チェン・ヨウジエが5年ぶりに監督を務め、緻密で繊細なストーリーラインで愛の極限を描いた最新作『親愛的房客(英語:Dear Tenant)』が日本上陸します。

邦題が『親愛なる君へ』に決定し、2021年7月23日(金・祝)より全国順次公開となります。

完成したポスタービジュアルは、「間借り人は少年にとって“もうひとりのパパ”」というキャッチとともに、ジエンイーと血の繋がりのないヨウユーが海辺で切ない表情で抱き合う写真が大きく配置されています。

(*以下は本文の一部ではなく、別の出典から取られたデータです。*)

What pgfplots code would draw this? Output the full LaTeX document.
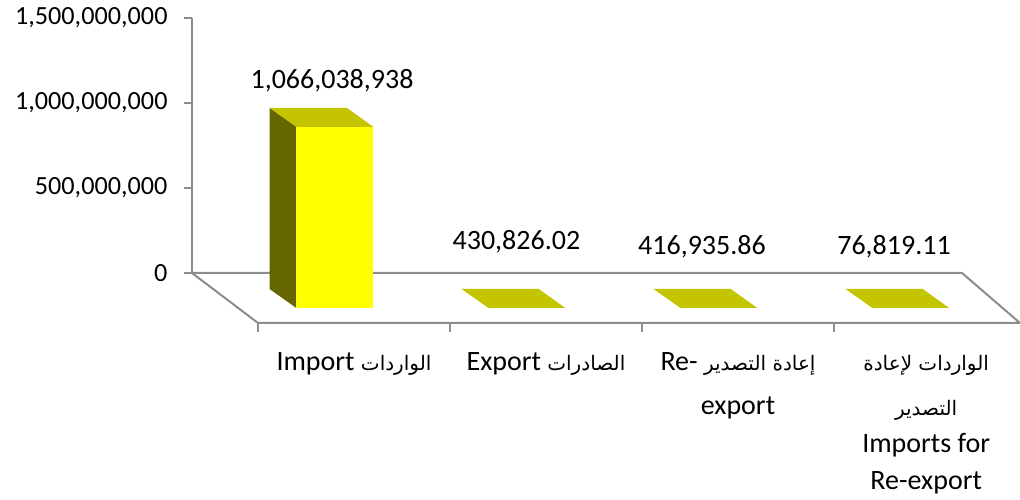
\documentclass[border=0pt]{standalone}
\usepackage{fontspec}
\usepackage{pgfplots}
\pgfplotsset{compat=1.18}
\setmainfont{Carlito}
\newfontfamily\arabicfont[Script=Arabic]{DejaVu Sans}
\TeXXeTstate=1
\definecolor{gridg}{HTML}{8C8C8C}
\definecolor{topc}{HTML}{C4C400}
\definecolor{sidec}{HTML}{666600}
\definecolor{barc}{HTML}{FFFF00}
\newcommand{\arf}{\arabicfont\fontsize{20}{24}\selectfont}
\begin{document}
\begin{tikzpicture}[x=1pt,y=1pt]
\path[use as bounding box] (0,0) rectangle (1020,500);
\begin{axis}[
  at={(192pt,177pt)}, anchor=south west,
  scale only axis, width=828pt, height=305pt,
  xmin=-0.34375, xmax=3.96875, ymin=-294117647, ymax=1500000000,
  clip=false, axis line style={draw=none},
  ytick={0,500000000,1000000000,1500000000},
  scaled y ticks=false,
  yticklabel style={/pgf/number format/fixed,/pgf/number format/precision=0,
    /pgf/number format/1000 sep={,},/pgf/number format/assume math mode=true,
    anchor=east, xshift=-13pt, font=\fontsize{26.2}{30}\selectfont},
  xtick={0.5,1.5,2.5,3.48},
  minor xtick={0,1,2,3},
  xticklabels={
    {Import {\arf\beginR الواردات\endR}},
    {Export {\arf\beginR الصادرات\endR}},
    {Re- {\arf\beginR إعادة التصدير\endR}\\[14pt]export},
    {\rule{0pt}{18pt}{\arf\beginR الواردات لإعادة\endR}\\[15pt]{\arf\beginR التصدير\endR}\\[7pt]Imports for\\[7pt]Re-export}},
  xticklabel style={align=center, anchor=north, yshift=-18pt, font=\fontsize{28}{30}\selectfont},
  tick style={draw=gridg, line width=2pt},
  major tick length=8pt, minor tick length=9pt,
  xtick style={draw=none}, minor x tick style={draw=gridg, line width=2pt},
  ytick pos=left, xtick pos=bottom,
  ytick align=outside, xtick align=outside,
]
% axis frame
\addplot[gridg, line width=2pt, forget plot] coordinates {(-0.34375,1500000000) (-0.34375,0)};
\addplot[gridg, line width=2pt, forget plot] coordinates {(-0.34375,0) (3.6667,0) (3.96875,-294117647) (0,-294117647) (-0.34375,0)};
% bar 1: Import 1,066,038,938
\addplot[fill=sidec, draw=none, forget plot] coordinates {(0.06,-94117647) (0.2,-205882353) (0.2,860156585) (0.06,971921291)} -- cycle;
\addplot[fill=topc, draw=none, forget plot] coordinates {(0.06,971921291) (0.462,971921291) (0.6,860156585) (0.2,860156585)} -- cycle;
\addplot[fill=barc, draw=none, forget plot] coordinates {(0.2,-205882353) (0.6,-205882353) (0.6,860156585) (0.2,860156585)} -- cycle;
% bar 2: Export 430,826.02
\addplot[fill=topc, draw=none, forget plot] coordinates {(1.06,-93686821) (1.462,-93686821) (1.6,-205451527) (1.2,-205451527)} -- cycle;
% bar 3: Re-export 416,935.86
\addplot[fill=topc, draw=none, forget plot] coordinates {(2.06,-93700711) (2.462,-93700711) (2.6,-205465417) (2.2,-205465417)} -- cycle;
% bar 4: Imports for Re-export 76,819.11
\addplot[fill=topc, draw=none, forget plot] coordinates {(3.06,-94040828) (3.462,-94040828) (3.6,-205805534) (3.2,-205805534)} -- cycle;
\node[font=\fontsize{28}{30}\selectfont] at (axis cs:0.3854,1129000000) {1,066,038,938};
\node[font=\fontsize{28}{30}\selectfont] at (axis cs:1.346,182000000) {430,826.02};
\node[font=\fontsize{28}{30}\selectfont] at (axis cs:2.3125,155000000) {416,935.86};
\node[font=\fontsize{28}{30}\selectfont] at (axis cs:3.3125,155000000) {76,819.11};
\end{axis}
\end{tikzpicture}
\end{document}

さらに同性パートナーが生きていた在りし日の幸せな家族の食卓の写真もあり、その対比から、現在のふたりの関係が頑強さと脆弱さの両面を持ち合わせるような情調を想像できる仕上がりとなりました。

映画『親愛なる君へ』について

(C) 2020 FiLMOSA Production All rights
ミステリアスで重厚なサスペンス調の展開を匂わせつつ、徐々に真実が解き明かされていくと、温かな情感溢れる結末まで一気に導かれる本作。

老婦・シウユーとその孫のヨウユー、そのふたりの面倒を見る⻘年・ジエンイーの3人が、血の繋がりを越えた家族の絆をつむぐ物語です。

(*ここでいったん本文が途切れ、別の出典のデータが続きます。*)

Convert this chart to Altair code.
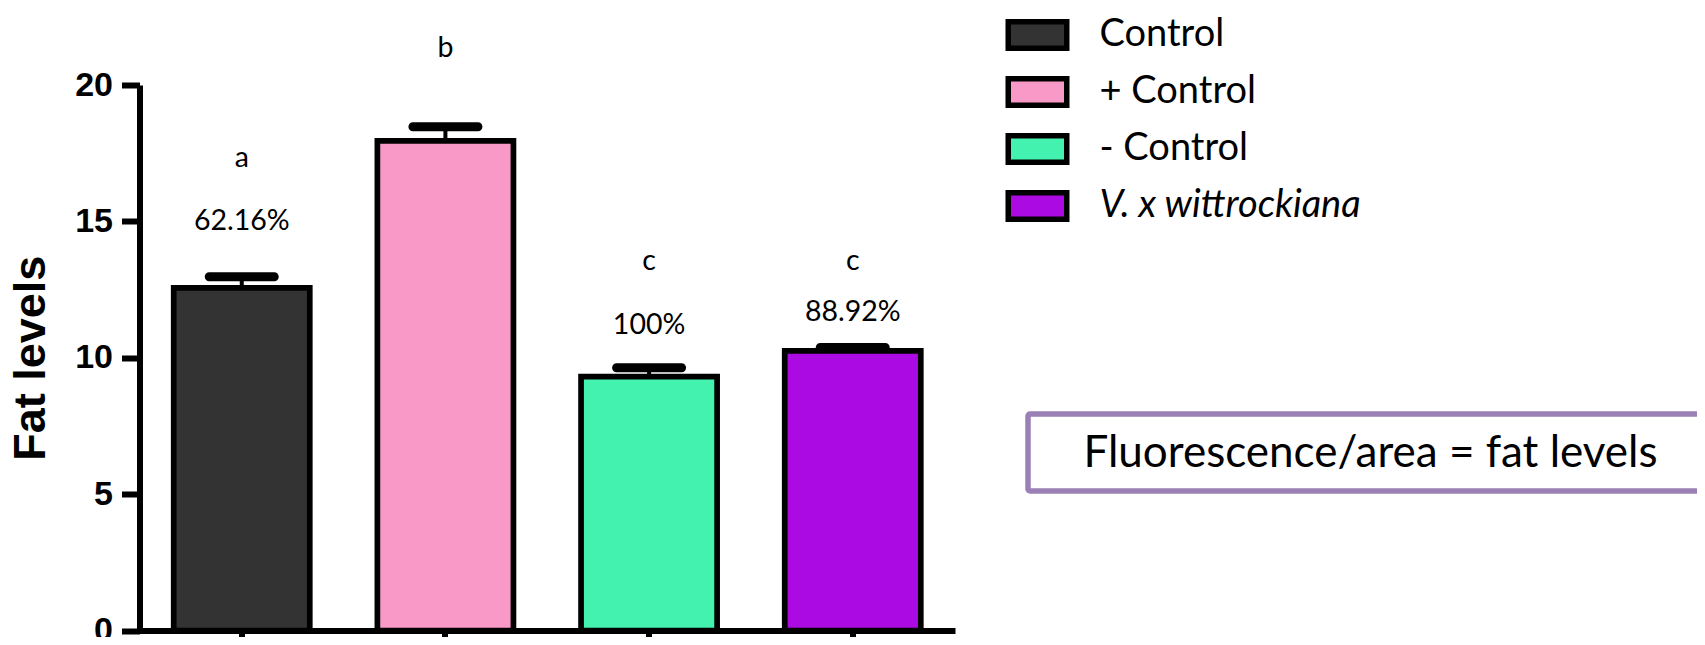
import altair as alt
import pandas as pd

groups = ["Control", "+ Control", "- Control", "V. x wittrockiana"]
fat_levels = [12.56, 17.95, 9.31, 10.25]
sem = [0.41, 0.52, 0.32, 0.13]
colors = ["#333333", "#f899c7", "#44f2b0", "#ac0ae2"]
letters = ["a", "b", "c", "c"]
letter_y = [17.33, 21.35, 13.55, 13.55]
percents = ["62.16%", "", "100%", "88.92%"]
percent_y = [15.02, 0.0, 11.2, 11.68]
note = ["Fluorescence/area = fat levels"]
y_ticks = [0, 5, 10, 15, 20]

df = pd.DataFrame({
    "group": groups,
    "value": fat_levels,
    "upper": [v + e for v, e in zip(fat_levels, sem)],
    "letter": letters,
    "letter_y": letter_y,
    "pct": percents,
    "pct_y": percent_y,
})

base = alt.Chart(df)

x = alt.X(
    "group:N", sort=groups,
    scale=alt.Scale(paddingInner=0.332, paddingOuter=0.168),
    axis=alt.Axis(labels=False, title=None, tickSize=18, tickWidth=6,
                  tickColor="black", domainWidth=6, domainColor="black"),
)

y_axis = alt.Axis(
    values=y_ticks, title="Fat levels", titleFont="Liberation Sans",
    titleFontSize=45, titleFontWeight="bold", titleColor="black",
    titlePadding=21, labelFont="Liberation Sans", labelFontSize=34,
    labelFontWeight="bold", labelColor="black", labelPadding=9,
    tickSize=18, tickWidth=6, tickColor="black", domainWidth=6,
    domainColor="black", grid=False,
)

legend = alt.Legend(
    orient="none", legendX=866, legendY=-82, title=None, padding=0,
    symbolType="M-1,-0.453H1V0.453H-1Z", symbolSize=3422,
    symbolStrokeColor="black", symbolStrokeWidth=5.5, symbolOpacity=1,
    labelFont="Lato", labelFontSize=38, labelColor="black",
    labelOffset=30, rowPadding=-6, labelLimit=500,
    labelFontStyle=alt.ExprRef("datum.label == 'V. x wittrockiana' ? 'italic' : 'normal'"),
)

stems = base.mark_rule(color="black", strokeWidth=4).encode(
    x=x, y=alt.Y("value:Q", scale=alt.Scale(domain=[0, 20], nice=False), axis=y_axis),
    y2="upper:Q",
)

bars = base.mark_bar(stroke="black", strokeWidth=5.7, opacity=1).encode(
    x=x,
    y=alt.Y("value:Q"),
    color=alt.Color("group:N", sort=groups,
                    scale=alt.Scale(domain=groups, range=colors), legend=legend),
)

caps = base.mark_tick(color="black", thickness=9, size=74, cornerRadius=4.5, opacity=1).encode(
    x=x, y=alt.Y("upper:Q"),
)

letter_text = base.mark_text(font="Lato", fontSize=28.5, color="black", baseline="middle").encode(
    x=x, y=alt.Y("letter_y:Q"), text="letter:N",
)

pct_text = base.transform_filter("datum.pct != ''").mark_text(
    font="Lato", fontSize=28.5, color="black", baseline="middle").encode(
    x=x, y=alt.Y("pct_y:Q"), text="pct:N",
)

note_df = pd.DataFrame({"note": note})
note_box = alt.Chart(note_df).mark_rect(
    fill="white", stroke="#9b80b6", strokeWidth=5.5, cornerRadius=2).encode(
    x=alt.value(888.5), x2=alt.value(1610), y=alt.value(329), y2=alt.value(406),
)
note_text = alt.Chart(note_df).mark_text(
    font="Lato", fontSize=44, color="black", baseline="middle", align="center").encode(
    x=alt.value(1231), y=alt.value(369), text="note:N",
)

chart = alt.layer(stems, bars, caps, letter_text, pct_text, note_box, note_text).properties(
    width=815.5, height=545.5,
    autosize=alt.AutoSizeParams(type="none"),
    padding={"left": 131.5, "top": 77, "right": 742, "bottom": 6.5},
).configure_view(stroke=None)

chart.save("out.html", embed_options={"renderer": "svg", "actions": False})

ただの間借り人のはずのジエンイーがふたりに尽くすのは、今は亡き同性パートナーの家族だから。

しかしある日、シウユーが急死してしまいます。その死因を巡り、ジエンイーは不審の目で見られるように。

警察の捜査によって不利な証拠が次々に見つかり、終いには罪を認めてしまうジエンイーですが、それはすべて、愛する“家族”を守りたい一心で選択したことでした……。

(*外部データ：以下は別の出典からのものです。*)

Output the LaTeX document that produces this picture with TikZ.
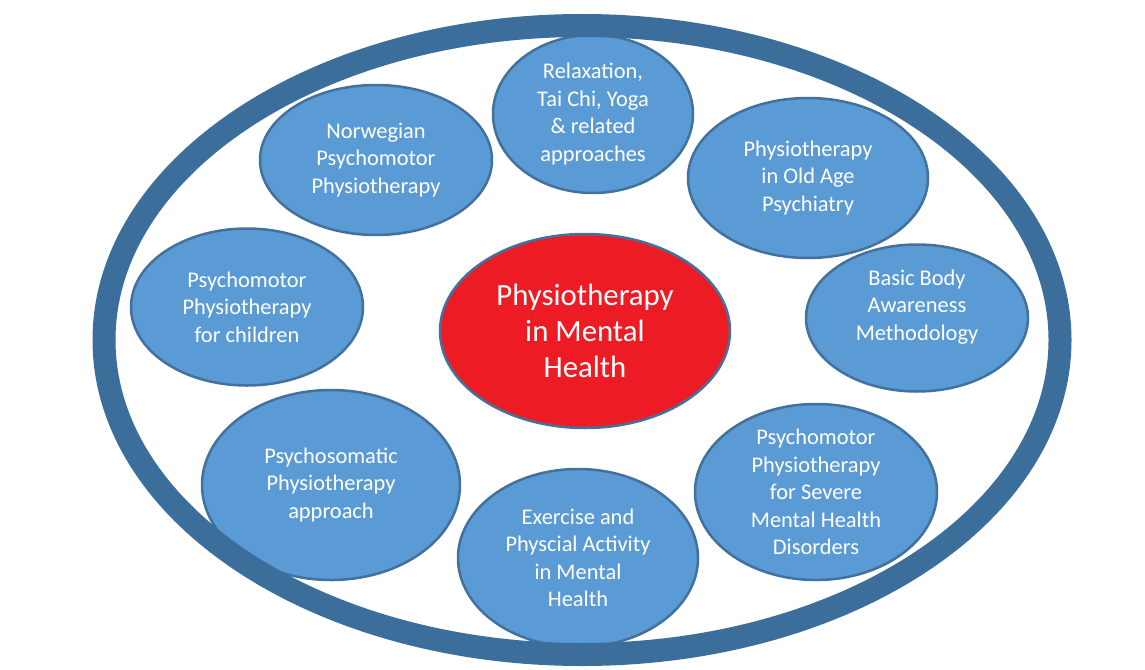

主演は『一年之初(一年の初め)』でもヨウジエ監督とタッグを組んだモー・ズーイー

本作でも高い評価を受け、第57回台湾アカデミー賞(金馬奨)や、第22回台北映画奨、第2回台湾映画評論家協会奨で最優秀主演男優賞(台
湾映画評論家協会奨は主演・助演の区別がない最優秀男優賞)を受賞。

また、老婦シウユー役の名演が光った“国⺠のおばあちゃん”の別名を持つ台湾の国宝級女優であるチェン・シューファンは、第57回台湾アカデミー賞で最優秀助演女優賞を獲得しました。

映画『親愛なる君へ』の作品情報

(C) 2020 FiLMOSA Production All rights

【日本公開】
2021年(台湾映画)

【原題】
親愛的房客

【監督・脚本】
チェン・ヨウジエ

【監修】
ヤン・ヤーチェ

【キャスト】
モー・ズーイー、ヤオ・チュエンヤオ、チェン・シューファン、バイ・ルンイン

映画『親愛なる君へ』のあらすじ

(C) 2020 FiLMOSA Production All rights
老婦・シウユーの介護と、その孫のヨウユーの面倒をひとりで見る⻘年・ジエンイー。

血のつながりもなく、ただの間借り人のはずのジエンイーがそこまで尽くすのは、ふたりが今は亡き同性パートナーの家族だから。

彼が暮らした家で生活し、彼が愛した家族を愛することが、ジエンイーにとって彼を想い続け、自分の人生の中で彼が生き続ける唯一の方法であり、彼への何よりの弔いになると感じていたからです。

しかしある日、シウユーが急死してしまいます。病気の療養中だったとはいえ、その死因を巡り、ジエンイーは周囲から不審の目で見られるように。

警察の捜査によって不利な証拠が次々に見つかり、終いには裁判にかけられてしまいます。

だが弁解は一切せずに、なすがままに罪を受け入れようとするジエンイー。

それはすべて、愛する“家族”を守りたい一心で選択したことでした……。

まとめ

愛する“家族”を守るため、いわれなき罪を背負う青年。

今は亡き同性パートナーの母と子との、血の繋がりを越えた“家族”の絆をつむぐ物語。

映画『親愛なる君へ』は、2021年7月23日(金・祝) より、シネマート新宿・心斎橋ほか全国順次公開予定です。